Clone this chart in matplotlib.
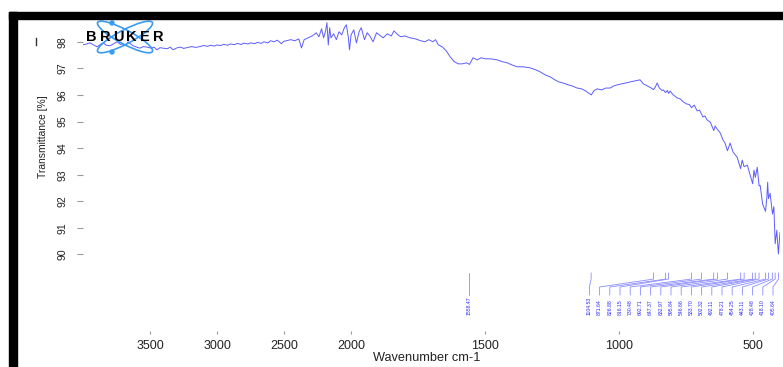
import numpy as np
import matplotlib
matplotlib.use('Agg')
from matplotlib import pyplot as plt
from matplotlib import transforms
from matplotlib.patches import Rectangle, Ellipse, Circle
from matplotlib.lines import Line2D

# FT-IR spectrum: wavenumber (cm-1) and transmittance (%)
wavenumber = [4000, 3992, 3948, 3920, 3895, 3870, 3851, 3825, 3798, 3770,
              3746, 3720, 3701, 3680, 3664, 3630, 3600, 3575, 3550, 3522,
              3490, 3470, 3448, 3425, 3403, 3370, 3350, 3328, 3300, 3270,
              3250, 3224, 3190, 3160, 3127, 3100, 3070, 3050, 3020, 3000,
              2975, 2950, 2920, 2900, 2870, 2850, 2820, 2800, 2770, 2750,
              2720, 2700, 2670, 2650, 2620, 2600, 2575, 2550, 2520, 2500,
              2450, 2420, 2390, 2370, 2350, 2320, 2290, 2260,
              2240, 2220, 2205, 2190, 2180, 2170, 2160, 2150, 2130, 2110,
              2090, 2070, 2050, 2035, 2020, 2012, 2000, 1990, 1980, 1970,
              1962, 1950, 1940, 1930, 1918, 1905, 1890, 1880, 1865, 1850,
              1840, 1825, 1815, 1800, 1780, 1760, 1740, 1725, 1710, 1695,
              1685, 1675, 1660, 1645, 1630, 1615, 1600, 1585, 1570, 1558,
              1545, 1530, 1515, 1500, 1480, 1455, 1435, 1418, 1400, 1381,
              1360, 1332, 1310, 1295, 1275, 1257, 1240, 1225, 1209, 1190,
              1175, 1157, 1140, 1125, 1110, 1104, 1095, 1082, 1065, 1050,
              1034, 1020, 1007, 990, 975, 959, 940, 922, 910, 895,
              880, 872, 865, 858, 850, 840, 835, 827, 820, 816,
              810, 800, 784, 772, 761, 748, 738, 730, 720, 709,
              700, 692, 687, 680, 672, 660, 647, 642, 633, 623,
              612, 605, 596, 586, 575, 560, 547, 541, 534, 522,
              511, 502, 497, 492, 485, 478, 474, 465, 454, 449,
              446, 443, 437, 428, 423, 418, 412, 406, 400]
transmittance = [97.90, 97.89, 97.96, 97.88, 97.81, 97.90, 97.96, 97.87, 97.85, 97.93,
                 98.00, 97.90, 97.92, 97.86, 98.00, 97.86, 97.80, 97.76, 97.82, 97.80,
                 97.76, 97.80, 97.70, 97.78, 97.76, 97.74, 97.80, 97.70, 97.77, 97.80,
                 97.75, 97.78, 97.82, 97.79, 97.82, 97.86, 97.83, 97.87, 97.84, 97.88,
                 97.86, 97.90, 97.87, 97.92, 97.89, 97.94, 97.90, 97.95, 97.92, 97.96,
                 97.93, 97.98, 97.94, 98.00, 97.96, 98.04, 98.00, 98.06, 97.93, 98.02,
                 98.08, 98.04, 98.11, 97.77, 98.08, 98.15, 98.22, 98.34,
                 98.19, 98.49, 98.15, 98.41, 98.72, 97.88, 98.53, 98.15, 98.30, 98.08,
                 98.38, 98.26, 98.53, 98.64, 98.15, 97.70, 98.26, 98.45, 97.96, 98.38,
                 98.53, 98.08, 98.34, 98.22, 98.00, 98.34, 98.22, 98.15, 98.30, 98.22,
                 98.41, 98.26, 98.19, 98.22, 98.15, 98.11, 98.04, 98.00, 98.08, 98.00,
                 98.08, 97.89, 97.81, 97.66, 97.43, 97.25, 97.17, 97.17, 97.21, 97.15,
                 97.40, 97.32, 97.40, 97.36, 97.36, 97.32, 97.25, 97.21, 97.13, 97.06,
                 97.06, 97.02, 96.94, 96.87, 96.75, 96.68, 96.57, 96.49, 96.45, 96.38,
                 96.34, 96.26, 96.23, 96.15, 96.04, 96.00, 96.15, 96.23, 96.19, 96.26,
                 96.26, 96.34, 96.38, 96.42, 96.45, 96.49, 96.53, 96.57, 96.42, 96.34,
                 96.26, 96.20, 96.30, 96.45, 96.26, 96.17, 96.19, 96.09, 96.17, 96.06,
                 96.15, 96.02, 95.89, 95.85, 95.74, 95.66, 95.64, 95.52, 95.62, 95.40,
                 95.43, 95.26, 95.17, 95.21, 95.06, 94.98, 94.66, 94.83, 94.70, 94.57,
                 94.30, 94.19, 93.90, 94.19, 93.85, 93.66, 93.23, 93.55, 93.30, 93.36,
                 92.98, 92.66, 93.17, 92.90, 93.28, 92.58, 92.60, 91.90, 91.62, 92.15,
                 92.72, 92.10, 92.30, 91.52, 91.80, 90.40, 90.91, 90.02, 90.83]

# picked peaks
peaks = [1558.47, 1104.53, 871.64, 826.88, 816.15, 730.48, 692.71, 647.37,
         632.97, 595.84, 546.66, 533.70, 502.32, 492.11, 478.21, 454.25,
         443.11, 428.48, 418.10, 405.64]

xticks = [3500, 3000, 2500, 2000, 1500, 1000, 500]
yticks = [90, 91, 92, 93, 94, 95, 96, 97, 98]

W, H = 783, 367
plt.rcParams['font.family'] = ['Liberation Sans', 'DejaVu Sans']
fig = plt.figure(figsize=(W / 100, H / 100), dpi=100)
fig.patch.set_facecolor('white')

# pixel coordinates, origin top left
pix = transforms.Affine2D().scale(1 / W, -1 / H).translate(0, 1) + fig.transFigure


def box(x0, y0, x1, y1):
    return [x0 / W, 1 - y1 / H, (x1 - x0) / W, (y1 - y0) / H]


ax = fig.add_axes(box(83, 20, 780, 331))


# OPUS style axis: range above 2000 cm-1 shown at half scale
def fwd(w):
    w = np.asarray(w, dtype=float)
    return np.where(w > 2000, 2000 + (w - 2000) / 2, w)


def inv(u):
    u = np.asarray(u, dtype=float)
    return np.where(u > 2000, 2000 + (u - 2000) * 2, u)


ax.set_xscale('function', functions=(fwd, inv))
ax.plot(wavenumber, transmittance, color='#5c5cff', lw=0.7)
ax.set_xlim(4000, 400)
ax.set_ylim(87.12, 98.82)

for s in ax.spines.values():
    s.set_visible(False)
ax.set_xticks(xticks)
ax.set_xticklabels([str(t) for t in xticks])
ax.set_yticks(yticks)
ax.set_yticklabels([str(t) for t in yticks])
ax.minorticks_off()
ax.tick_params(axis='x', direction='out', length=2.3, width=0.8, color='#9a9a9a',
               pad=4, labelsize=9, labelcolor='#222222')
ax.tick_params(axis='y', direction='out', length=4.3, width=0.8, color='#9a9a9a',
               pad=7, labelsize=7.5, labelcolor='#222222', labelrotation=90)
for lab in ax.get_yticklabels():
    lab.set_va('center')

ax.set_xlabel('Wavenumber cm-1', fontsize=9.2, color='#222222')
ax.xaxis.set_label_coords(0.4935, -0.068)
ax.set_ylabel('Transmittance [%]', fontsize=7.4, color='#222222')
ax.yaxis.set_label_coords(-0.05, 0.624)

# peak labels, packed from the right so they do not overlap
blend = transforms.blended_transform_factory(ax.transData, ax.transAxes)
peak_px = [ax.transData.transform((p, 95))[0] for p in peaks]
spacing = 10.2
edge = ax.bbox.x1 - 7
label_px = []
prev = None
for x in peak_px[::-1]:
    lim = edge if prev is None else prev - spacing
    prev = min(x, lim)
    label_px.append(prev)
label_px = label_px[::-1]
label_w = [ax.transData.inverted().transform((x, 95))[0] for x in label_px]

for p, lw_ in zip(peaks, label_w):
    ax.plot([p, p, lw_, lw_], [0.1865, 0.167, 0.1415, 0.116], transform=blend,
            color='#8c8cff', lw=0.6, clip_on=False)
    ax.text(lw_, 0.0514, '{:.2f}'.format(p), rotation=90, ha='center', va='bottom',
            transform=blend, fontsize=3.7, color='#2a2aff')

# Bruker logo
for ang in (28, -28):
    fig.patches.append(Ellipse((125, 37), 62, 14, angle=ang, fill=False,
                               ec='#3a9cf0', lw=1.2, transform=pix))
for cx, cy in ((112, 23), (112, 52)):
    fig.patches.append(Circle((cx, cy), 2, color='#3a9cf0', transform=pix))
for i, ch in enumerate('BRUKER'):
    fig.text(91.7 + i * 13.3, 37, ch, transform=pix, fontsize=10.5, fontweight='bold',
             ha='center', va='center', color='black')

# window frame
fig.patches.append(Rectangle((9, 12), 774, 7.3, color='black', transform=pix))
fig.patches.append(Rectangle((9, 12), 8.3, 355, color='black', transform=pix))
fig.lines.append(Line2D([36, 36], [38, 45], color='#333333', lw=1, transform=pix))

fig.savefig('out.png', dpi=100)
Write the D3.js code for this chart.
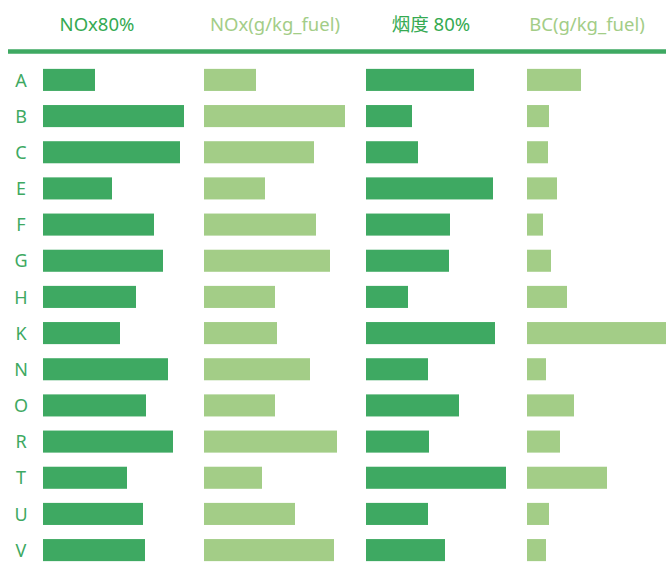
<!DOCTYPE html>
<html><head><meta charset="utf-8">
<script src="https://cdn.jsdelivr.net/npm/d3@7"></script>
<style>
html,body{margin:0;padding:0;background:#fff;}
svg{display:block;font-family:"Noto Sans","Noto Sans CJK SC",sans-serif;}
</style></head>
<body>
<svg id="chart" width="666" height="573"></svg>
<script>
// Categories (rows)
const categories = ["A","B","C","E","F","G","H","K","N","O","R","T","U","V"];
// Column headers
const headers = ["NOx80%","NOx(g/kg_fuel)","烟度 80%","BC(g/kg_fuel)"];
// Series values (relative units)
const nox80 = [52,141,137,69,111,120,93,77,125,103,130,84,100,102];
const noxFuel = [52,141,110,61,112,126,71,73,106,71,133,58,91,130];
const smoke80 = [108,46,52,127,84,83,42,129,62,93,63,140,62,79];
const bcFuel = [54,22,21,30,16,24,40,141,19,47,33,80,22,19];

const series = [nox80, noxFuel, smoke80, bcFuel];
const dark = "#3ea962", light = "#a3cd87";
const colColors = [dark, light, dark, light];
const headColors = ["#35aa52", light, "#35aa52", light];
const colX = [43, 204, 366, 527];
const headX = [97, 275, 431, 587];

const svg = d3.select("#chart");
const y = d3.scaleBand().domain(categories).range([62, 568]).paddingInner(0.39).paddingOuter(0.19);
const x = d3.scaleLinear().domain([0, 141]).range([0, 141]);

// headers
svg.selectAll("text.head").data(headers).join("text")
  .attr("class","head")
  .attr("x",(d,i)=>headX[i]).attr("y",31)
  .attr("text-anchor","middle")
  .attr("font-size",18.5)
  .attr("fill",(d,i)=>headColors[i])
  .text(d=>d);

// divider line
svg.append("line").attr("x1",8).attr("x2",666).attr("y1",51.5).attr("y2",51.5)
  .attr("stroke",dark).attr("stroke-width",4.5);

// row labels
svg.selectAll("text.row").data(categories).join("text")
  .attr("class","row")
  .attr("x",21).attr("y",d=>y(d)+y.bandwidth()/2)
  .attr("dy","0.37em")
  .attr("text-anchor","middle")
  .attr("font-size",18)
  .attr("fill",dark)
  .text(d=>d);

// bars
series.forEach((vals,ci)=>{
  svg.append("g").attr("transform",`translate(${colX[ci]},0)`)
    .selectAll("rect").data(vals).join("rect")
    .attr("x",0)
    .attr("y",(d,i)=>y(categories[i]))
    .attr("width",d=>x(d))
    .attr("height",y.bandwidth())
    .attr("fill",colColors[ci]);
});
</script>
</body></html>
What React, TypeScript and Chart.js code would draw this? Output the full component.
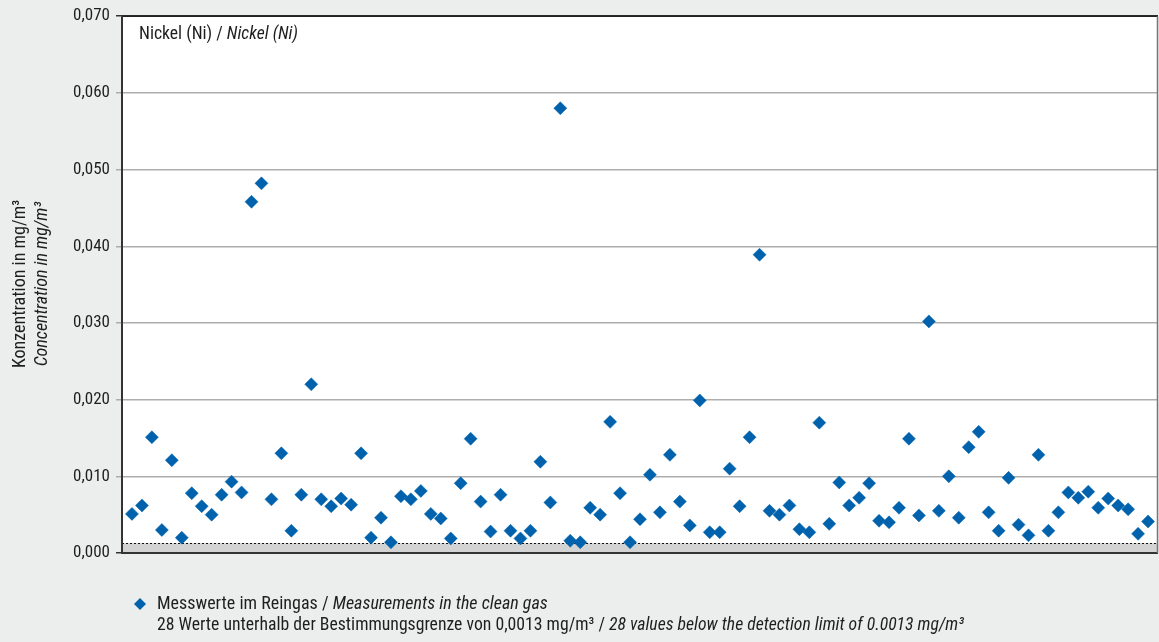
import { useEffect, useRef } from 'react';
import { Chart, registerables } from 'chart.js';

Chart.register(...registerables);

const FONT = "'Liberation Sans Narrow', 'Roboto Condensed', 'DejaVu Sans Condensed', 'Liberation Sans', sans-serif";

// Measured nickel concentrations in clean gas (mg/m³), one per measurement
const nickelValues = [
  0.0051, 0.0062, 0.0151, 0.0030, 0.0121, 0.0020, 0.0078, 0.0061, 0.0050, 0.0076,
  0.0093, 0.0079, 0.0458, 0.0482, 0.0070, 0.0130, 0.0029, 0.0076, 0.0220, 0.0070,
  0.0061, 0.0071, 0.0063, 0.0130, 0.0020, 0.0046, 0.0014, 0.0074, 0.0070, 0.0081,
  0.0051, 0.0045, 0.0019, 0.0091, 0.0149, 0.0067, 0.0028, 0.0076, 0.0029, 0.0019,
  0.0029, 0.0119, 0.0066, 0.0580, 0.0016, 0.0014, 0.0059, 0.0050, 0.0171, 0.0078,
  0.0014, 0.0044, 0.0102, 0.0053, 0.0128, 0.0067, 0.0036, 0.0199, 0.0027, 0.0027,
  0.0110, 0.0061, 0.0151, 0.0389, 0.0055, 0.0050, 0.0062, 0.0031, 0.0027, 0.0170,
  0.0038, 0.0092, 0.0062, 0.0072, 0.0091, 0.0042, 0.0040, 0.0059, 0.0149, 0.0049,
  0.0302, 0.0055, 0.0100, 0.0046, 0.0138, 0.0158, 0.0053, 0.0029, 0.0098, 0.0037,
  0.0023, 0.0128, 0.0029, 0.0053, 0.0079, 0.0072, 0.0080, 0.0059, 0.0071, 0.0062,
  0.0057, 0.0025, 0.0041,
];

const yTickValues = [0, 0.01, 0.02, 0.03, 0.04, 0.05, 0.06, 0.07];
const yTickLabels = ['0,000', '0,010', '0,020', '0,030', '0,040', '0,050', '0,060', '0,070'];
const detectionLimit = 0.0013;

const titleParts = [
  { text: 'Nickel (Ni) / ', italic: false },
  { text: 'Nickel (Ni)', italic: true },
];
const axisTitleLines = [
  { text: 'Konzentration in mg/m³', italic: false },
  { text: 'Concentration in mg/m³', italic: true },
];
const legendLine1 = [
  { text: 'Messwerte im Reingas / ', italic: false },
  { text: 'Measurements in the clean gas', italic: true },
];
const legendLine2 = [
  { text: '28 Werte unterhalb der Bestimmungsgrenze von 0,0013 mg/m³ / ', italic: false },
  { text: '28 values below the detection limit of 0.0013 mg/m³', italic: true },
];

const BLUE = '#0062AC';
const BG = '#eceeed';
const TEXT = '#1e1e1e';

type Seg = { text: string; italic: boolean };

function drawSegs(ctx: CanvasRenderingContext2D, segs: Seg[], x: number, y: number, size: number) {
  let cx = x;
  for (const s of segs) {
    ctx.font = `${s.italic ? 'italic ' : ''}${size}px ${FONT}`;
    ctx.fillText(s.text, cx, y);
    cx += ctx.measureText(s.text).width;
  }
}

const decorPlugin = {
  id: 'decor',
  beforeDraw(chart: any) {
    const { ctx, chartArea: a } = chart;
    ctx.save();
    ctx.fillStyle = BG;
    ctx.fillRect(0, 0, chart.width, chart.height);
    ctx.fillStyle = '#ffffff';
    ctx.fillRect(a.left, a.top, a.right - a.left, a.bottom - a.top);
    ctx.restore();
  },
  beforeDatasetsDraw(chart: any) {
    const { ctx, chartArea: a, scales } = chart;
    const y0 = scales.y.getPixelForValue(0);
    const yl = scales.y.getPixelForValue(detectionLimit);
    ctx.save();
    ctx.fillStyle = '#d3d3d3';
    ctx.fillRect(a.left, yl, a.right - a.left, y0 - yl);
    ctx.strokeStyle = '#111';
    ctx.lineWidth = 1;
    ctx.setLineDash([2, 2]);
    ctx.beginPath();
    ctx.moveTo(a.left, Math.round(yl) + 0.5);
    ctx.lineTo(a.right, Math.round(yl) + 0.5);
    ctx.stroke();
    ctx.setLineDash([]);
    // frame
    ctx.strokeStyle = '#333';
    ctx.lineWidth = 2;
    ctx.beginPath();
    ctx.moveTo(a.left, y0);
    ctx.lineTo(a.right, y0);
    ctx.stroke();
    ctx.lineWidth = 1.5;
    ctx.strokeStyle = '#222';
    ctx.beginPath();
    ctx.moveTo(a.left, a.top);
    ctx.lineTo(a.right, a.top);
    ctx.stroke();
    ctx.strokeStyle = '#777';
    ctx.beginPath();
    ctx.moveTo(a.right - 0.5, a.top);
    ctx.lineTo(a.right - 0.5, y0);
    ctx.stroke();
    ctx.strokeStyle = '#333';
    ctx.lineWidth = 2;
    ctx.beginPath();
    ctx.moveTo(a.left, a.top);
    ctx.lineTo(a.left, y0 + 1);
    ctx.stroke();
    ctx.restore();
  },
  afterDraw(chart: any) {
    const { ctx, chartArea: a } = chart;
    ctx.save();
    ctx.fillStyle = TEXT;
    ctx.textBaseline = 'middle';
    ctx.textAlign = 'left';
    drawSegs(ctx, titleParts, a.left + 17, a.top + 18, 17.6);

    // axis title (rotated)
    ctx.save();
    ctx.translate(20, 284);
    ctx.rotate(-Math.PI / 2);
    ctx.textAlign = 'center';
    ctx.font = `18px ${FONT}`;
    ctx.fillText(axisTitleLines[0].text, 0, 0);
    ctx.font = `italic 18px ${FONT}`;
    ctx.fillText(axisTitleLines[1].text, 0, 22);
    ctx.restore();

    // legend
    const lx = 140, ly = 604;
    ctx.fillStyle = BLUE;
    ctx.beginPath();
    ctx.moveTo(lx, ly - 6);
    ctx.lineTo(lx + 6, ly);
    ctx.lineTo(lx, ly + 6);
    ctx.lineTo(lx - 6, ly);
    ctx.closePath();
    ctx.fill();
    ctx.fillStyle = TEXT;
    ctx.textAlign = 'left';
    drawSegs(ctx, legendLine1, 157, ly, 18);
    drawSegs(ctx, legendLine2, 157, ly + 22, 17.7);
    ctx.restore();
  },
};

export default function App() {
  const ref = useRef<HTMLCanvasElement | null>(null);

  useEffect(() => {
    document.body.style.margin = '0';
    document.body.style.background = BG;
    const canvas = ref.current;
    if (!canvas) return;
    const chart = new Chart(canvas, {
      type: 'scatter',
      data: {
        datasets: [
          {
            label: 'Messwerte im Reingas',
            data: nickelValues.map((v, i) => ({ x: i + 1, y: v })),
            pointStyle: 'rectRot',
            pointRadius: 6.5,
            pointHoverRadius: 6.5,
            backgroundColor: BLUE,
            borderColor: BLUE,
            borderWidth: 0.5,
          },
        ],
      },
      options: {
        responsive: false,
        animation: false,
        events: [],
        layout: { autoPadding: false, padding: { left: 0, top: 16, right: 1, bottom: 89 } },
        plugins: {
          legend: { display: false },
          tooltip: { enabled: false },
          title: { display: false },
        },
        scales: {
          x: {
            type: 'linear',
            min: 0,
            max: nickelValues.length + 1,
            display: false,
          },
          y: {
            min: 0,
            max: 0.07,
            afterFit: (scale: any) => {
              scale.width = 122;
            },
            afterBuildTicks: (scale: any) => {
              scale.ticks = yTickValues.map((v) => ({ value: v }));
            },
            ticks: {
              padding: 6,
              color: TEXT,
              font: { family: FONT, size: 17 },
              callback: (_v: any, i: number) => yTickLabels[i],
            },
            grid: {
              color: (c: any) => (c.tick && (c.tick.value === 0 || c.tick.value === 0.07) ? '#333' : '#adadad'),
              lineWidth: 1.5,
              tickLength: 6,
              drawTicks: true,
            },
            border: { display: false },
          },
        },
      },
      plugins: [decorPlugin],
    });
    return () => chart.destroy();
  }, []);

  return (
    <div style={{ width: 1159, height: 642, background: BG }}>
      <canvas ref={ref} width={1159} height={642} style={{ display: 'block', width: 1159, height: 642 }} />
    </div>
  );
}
--------
* _TASK PROMPT_
All lines above starting at the one with "What React, TypeScript" and ending at the one with "Sans Narrow', 'Roboto", inclusive, are to be printed again exactly, with the pictures left out.

* _ANSWER TO THIS TASK_
What React, TypeScript and Chart.js code would draw this? Output the full component.
import { useEffect, useRef } from 'react';
import { Chart, registerables } from 'chart.js';

Chart.register(...registerables);

const FONT = "'Liberation Sans Narrow', 'Roboto Condensed', 'DejaVu Sans Condensed', 'Liberation Sans', sans-serif";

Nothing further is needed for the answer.